Relativamente à refinação de petróleo, as incertezas, que de vez em quando aparecem, seja sobre o futuro da refinaria de Matosinhos, seja sobre o abandono da presença na área de exploração, assim como a estranha orientação de efectuar diversificações para fora do núcleo estratégico de negócios - por exemplo produção de electricidade - são algumas das consequências do processo de privatização. No ano passado, a escandalosa distribuição de dividendos, num valor superior a quase mil e duzentos milhões de euros, valor desviado da esfera produtiva, superior a 1/7 do valor total do investimento das linhas de comboio de alta velocidade, o que constitui um verdadeiro escândalo nacional, é também uma óbvia consequência do processo de privatização da Galpenergia.

 

Constituindo, quanto a nós, os maiores perigos das privatizações na área energética, a subversão de uma política energética coerente, devido, no fundamental, ao desenvolvimento de negócios contrários ao desenvolvimento nacional sustentável, convirá não esquecer que as novas relações financeiras estabelecidas entre o Estado e as empresas privatizadas, passam também a ser outro, aspecto profundamente prejudicial para o país, pela as razões seguintes, a saber: por um lado, os enormes dividendos que deixam de entrar nos cofres do Fazenda Pública, por outro, os impostos que diminuem e indirectamente pela incapacidade do Estado de gerir as tarifas de electricidade, independentemente das fórmulas tecnicamente intocáveis, que possam existir para o seu cálculo.

 

Um outro aspecto que não podemos deixar cair, é o do carácter de serviço público destas empresas, o qual, paulatinamente vai desaparecendo.

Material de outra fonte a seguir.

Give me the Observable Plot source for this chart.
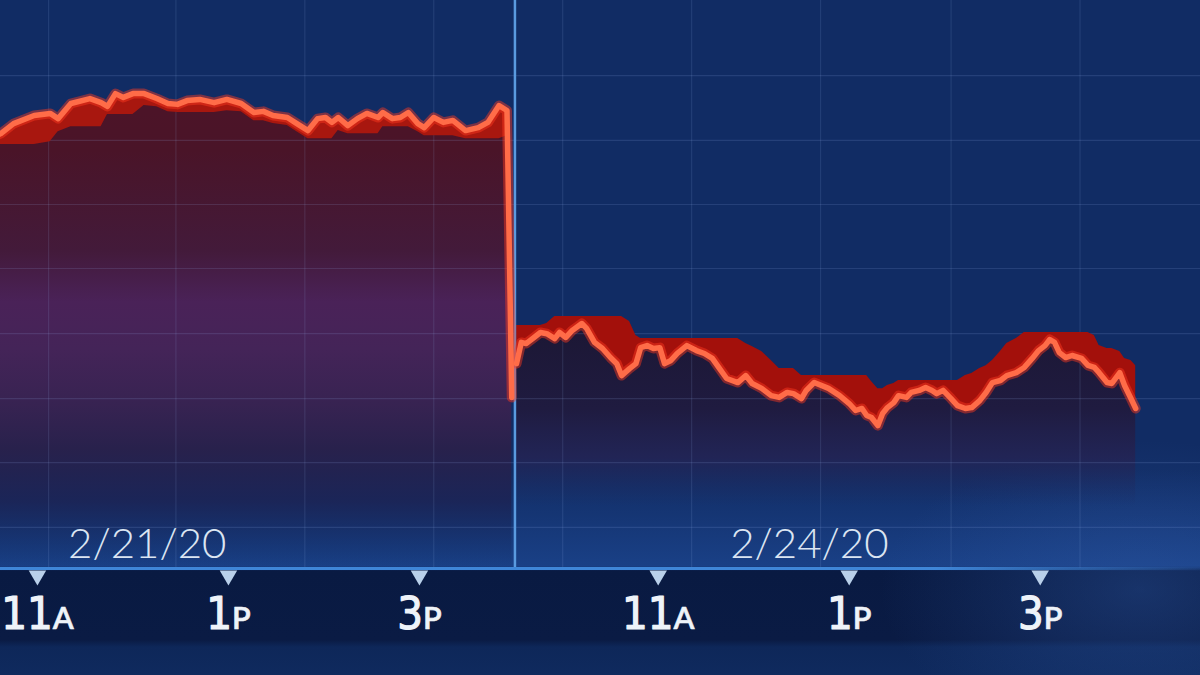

Por todas estas razões, devem ser urgentemente interrompidos os processos de privatização em curso nas empresas estratégicas do sector ligadas à produção de energias finais , e criadas todas as condições para que o Estado possa reassumir uma posição determinante nas maiores empresas do sector, designadamente na EDP, na REN e na Galp Energia.

 

Concluindo, diremos que só com uma forte e efectiva presença do Estado no sector energético- enquanto definidor de políticas, enquanto regulador e fiscalizador e enquanto detentor e gestor de activos empresariais, seja do lado da oferta, seja da procura- é possível atenuar e resolver a contradição profunda entre a nossa enorme e insustentável dependência energética e o aproveitamento dos grandes e diversificados recursos energéticos endógenos.

Para isso é necessário outro rumo e uma nova política ao serviço do povo e do país.